← Back to context

Comment by throw4847285

4 hours ago

Nothing I could make would be very good. So the only reason I would, say, write, is in order to write, not to have produced an essay. Hobbies are ways to pass time productively. If it took less time, it wouldn't be a better use of time, but a worse one.

It's not about being able to do more faster, but be able to faster get help doing what you wanted to do. For example, before LLMs, if I wanted to figure out how to do something with a specific analog synth I basically spent time reading manuals and browsing internet forums, piecing together whatever I could find into something actionable, sometimes slightly wrong, but at least in the right direction.
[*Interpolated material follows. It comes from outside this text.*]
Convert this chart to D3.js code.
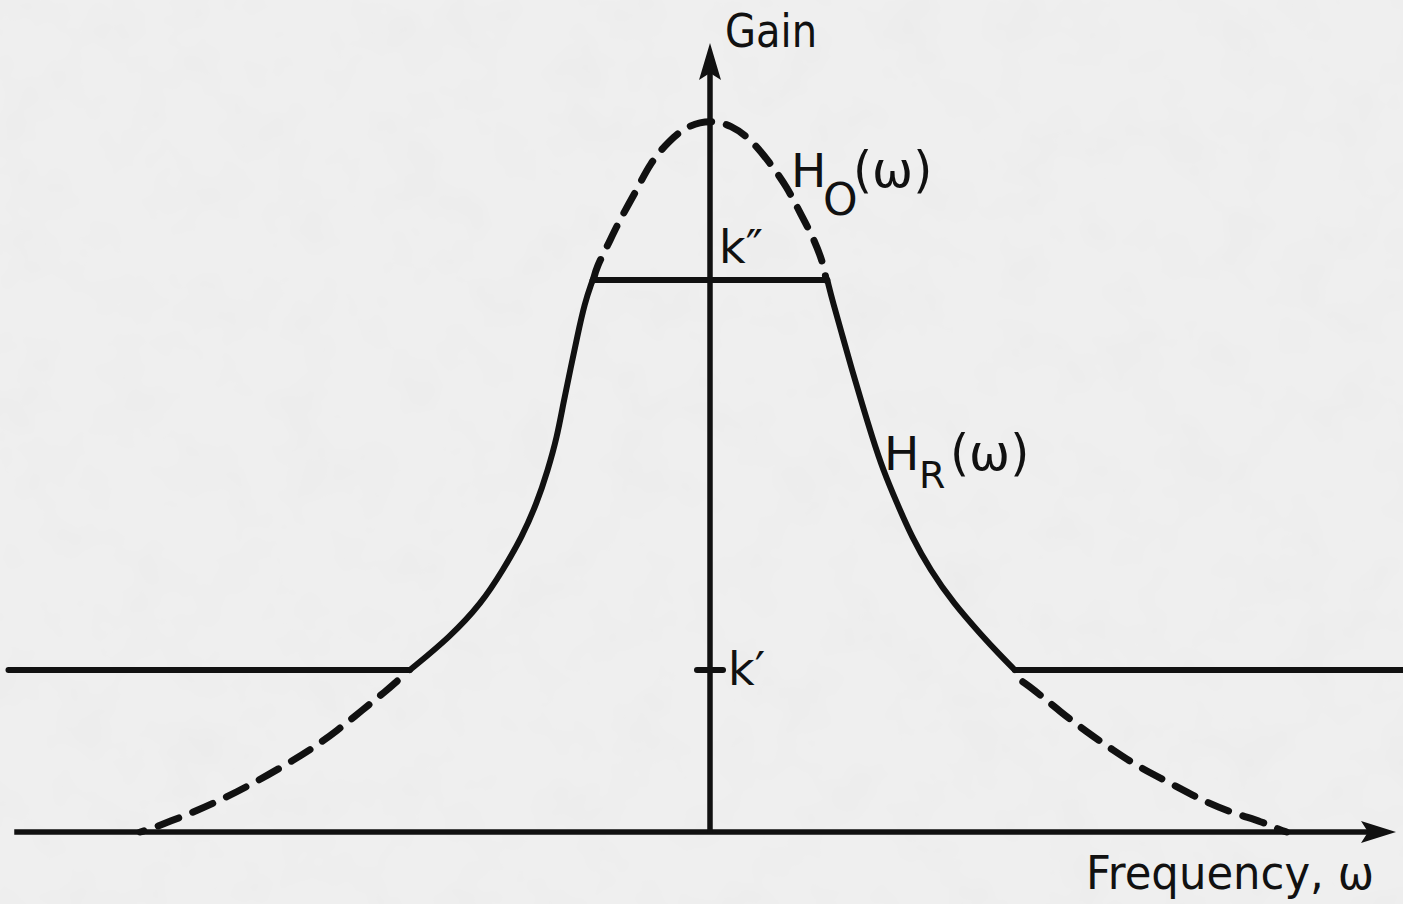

Nowadays, I fire off the LLM to figure it out for me, then try out what I get back, and I can move on to actually having fun playing on the synth, rather than trying to figure out how to do what I wanted to do.

The end goal for me with my hobbies is more or less the same, have fun. But for me the fun is not digging through manuals, it is to "do" or "use" or "perform" or whatever. I like music production because I like to make music, not because I like digging through manuals for some arcane knowledge.

  • But looking up information via an LLM is an entirely different category of usage. I have no problem with that (well, much less of a problem).

    • The point is "things that used to take me hours, can now be done by a magic computer program in the background, while I do other things". It's applicable for small unix utilities I create to make my development UX better, it's applicable for when I'm doing music production and it's applicable in a wide-range of tasks both professionally and for my hobbies.

      It saves me from stuff I find boring yet necessary, so I can focus more on the fun stuff. I guess this was the overall point I was trying to make in this comment-chain.